The first few weeks were the hardest while my body was healing, emotions were intense, and everything was new, but we had generous support from friends and family. I had heard from other moms not to expect to have a schedule, and I was ok with that for a while as I savored every moment with our baby girl and recognized the time needed for my physical recovery.
I went back to teaching part-time 3 weeks after she was born. It sounds early (and it probably was) but since it’s a college class, I’m on campus for only a couple of hours 2x/week and the rest of the work is at home. I truly care about each student and wanted to stick with them throughout the semester. The longer I was away the harder it would be to catch up so I’m grateful for the smooth and quick transition back in. For a few hours a week I wear regular (non-yoga) pants, blouses, and have a pretty good idea of what I’m doing.
Now at the 8-week mark, my “planner” side is creeping up again and it’s unsettling not knowing what I’ll be able to do any given day. I used to love to block out each day by the half hour and plan every minute from the moment I woke up (with an alarm at the time I planned). It may sound neurotic but time-blocking is a highly effective way of getting things done so I recommend trying it out for time management! Of course for me at this time, it’s not a realistic option.

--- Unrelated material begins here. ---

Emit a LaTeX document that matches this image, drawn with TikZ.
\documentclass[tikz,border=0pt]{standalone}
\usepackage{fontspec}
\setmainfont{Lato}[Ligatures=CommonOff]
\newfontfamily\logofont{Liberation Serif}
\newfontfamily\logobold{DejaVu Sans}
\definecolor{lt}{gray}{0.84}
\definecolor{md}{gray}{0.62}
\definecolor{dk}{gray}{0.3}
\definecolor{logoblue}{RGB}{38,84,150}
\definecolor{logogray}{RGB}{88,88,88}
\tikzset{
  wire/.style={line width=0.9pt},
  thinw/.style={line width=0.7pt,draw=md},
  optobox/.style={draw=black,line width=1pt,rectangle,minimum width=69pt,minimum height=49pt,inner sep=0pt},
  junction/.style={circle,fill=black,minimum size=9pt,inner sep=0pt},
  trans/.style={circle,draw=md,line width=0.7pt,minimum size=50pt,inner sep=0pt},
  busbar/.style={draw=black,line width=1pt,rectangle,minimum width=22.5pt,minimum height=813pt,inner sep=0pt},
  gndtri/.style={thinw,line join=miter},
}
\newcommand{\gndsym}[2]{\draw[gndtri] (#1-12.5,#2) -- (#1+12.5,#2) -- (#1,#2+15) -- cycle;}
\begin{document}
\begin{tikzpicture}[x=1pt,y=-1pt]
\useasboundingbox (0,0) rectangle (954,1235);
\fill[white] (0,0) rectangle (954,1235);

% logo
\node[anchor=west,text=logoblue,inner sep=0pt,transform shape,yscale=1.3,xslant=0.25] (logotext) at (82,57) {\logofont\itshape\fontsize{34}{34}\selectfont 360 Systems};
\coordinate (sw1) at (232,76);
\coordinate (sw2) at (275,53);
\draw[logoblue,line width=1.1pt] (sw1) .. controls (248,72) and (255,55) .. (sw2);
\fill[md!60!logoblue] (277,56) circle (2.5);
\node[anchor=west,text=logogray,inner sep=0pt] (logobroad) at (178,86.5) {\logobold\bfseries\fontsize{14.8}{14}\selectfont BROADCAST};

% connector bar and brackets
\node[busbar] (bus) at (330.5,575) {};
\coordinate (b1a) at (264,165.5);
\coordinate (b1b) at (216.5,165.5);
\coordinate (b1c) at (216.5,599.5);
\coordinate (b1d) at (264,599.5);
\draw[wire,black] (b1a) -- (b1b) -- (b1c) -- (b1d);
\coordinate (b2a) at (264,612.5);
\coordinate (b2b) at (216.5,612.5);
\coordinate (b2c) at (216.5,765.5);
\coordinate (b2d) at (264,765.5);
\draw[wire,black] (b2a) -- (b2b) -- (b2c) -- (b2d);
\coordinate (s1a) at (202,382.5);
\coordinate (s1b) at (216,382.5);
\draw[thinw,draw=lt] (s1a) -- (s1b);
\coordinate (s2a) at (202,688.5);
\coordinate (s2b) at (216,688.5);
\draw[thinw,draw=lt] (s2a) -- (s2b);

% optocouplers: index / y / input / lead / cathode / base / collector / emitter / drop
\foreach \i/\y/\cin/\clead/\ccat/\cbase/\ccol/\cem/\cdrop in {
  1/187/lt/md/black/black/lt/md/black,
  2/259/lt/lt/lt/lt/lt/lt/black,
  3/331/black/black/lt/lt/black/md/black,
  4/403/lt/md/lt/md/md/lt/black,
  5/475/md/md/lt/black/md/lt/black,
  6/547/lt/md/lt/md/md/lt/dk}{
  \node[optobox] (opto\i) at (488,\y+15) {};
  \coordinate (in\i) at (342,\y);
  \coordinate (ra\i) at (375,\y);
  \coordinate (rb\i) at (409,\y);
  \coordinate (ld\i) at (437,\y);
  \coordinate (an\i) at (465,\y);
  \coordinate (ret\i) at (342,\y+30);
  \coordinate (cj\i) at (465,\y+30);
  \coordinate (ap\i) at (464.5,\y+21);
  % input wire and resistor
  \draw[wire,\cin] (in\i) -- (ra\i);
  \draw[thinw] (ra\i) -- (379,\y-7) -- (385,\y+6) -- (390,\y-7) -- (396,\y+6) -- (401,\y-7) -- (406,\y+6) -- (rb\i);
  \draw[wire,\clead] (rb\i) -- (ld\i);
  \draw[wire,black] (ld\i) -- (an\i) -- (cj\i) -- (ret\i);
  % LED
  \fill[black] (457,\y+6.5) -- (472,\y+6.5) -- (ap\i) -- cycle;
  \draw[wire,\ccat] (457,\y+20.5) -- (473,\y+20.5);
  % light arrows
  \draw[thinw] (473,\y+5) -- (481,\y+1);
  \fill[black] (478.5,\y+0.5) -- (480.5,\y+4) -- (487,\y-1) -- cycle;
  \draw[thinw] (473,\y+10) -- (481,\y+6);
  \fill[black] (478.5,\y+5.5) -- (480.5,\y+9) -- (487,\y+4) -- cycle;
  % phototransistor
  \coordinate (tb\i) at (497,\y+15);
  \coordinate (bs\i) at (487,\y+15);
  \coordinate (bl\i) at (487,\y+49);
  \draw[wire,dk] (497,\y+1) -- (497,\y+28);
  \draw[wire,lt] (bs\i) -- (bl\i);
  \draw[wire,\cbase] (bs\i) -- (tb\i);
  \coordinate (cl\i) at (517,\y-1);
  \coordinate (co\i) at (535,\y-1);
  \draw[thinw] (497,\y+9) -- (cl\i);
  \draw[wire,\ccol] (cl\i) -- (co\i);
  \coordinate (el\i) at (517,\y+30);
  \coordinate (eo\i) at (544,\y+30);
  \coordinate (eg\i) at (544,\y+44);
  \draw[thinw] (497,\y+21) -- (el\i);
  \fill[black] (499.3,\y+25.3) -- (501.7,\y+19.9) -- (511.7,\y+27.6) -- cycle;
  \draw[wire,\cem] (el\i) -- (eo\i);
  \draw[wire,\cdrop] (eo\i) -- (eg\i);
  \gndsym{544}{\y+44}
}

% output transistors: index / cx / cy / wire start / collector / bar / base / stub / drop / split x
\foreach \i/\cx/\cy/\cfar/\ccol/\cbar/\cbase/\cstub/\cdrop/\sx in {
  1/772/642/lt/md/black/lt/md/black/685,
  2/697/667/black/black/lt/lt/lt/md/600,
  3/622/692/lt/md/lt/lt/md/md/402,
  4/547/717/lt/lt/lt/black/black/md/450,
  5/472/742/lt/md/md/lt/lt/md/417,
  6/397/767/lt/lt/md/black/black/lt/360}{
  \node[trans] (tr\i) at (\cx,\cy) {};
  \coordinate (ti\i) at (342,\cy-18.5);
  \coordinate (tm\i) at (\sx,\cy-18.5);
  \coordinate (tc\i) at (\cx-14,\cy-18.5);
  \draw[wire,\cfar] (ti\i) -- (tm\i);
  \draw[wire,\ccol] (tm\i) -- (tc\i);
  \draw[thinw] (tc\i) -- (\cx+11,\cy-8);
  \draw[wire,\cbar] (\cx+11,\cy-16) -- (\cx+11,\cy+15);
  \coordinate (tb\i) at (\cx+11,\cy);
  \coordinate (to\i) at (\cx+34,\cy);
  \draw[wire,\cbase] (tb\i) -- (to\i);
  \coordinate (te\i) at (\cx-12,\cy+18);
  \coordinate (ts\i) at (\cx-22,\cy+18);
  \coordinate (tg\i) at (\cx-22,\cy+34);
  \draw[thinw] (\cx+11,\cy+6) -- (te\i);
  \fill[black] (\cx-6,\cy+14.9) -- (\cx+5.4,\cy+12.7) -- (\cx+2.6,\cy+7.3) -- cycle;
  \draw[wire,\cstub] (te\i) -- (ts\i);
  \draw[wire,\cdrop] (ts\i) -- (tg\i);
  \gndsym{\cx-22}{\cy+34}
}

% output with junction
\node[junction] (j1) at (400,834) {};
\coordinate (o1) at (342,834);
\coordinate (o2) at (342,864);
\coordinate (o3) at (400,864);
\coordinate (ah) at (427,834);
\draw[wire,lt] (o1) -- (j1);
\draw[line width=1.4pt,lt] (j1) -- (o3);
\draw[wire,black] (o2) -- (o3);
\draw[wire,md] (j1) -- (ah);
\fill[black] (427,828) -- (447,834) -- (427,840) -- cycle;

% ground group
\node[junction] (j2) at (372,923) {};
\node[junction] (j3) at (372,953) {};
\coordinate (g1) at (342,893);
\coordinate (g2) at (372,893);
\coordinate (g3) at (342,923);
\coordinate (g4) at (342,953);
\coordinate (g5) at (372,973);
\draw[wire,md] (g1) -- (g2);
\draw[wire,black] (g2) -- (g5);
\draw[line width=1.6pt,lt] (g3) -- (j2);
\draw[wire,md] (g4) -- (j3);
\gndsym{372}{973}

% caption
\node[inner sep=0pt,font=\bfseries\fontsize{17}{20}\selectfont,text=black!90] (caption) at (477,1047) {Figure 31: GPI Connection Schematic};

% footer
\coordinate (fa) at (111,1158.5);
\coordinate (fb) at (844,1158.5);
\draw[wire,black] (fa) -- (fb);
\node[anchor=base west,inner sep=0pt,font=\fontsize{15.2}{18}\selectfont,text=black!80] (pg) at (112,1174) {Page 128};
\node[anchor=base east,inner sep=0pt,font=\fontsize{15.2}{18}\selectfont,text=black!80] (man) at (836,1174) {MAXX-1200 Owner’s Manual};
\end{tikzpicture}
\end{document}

This photo below is from yesterday. After doing some school emails and reviewing my lecture before class, I squeezed in 20 minutes of painting while she was in the swing next to me (photo below) - half of those 20 minutes she was not happy about it. My mind keeps racing about when is it justified to leave her? If I’m doing something for someone else’s needs then yes, it’s fine. But if I’m working on art, is it selfish? It’s one of the many gray-area, matters of conscience that may vary for each person but for me I know I’m supposed to keep working at it. A friend sent me this great article months ago God Calls Me to Motherhood and Art. How Do I Do Both? about how this artist’s vocation is to do both. It was helpful to read about this artist’s struggle with unscheduled time as a mom and the reminder that though people may consider making art as personal and selfish, she doesn’t ultimately answer to them.
I imagine this struggle of balance will be ongoing. At some point I hear there are regular schedules with regular naps and bedtimes. We’re not there yet, and surprisingly as much as I like to plan, I really enjoy these newborn weeks of seeing her grow, learn, and develop. The days are unpredictable with 10 to 30-minute mini naps throughout the day some days, and other days she sleeps for hours at a time. Same story for night time - she may wake up only once one night, and then 3 times the next night.
Being her mama brings an unmeasurable amount of joy every single day. I considered “planner” as a core, unchanging part of my personality but letting go of some of that and taking things as they come is necessary in this season. A few weeks ago I even spontaneously went out to lunch with Page (my husband). Spontaneity was unheard of 8 weeks ago. I used to have to plan times to be spontaneous…I think motherhood will be a good change.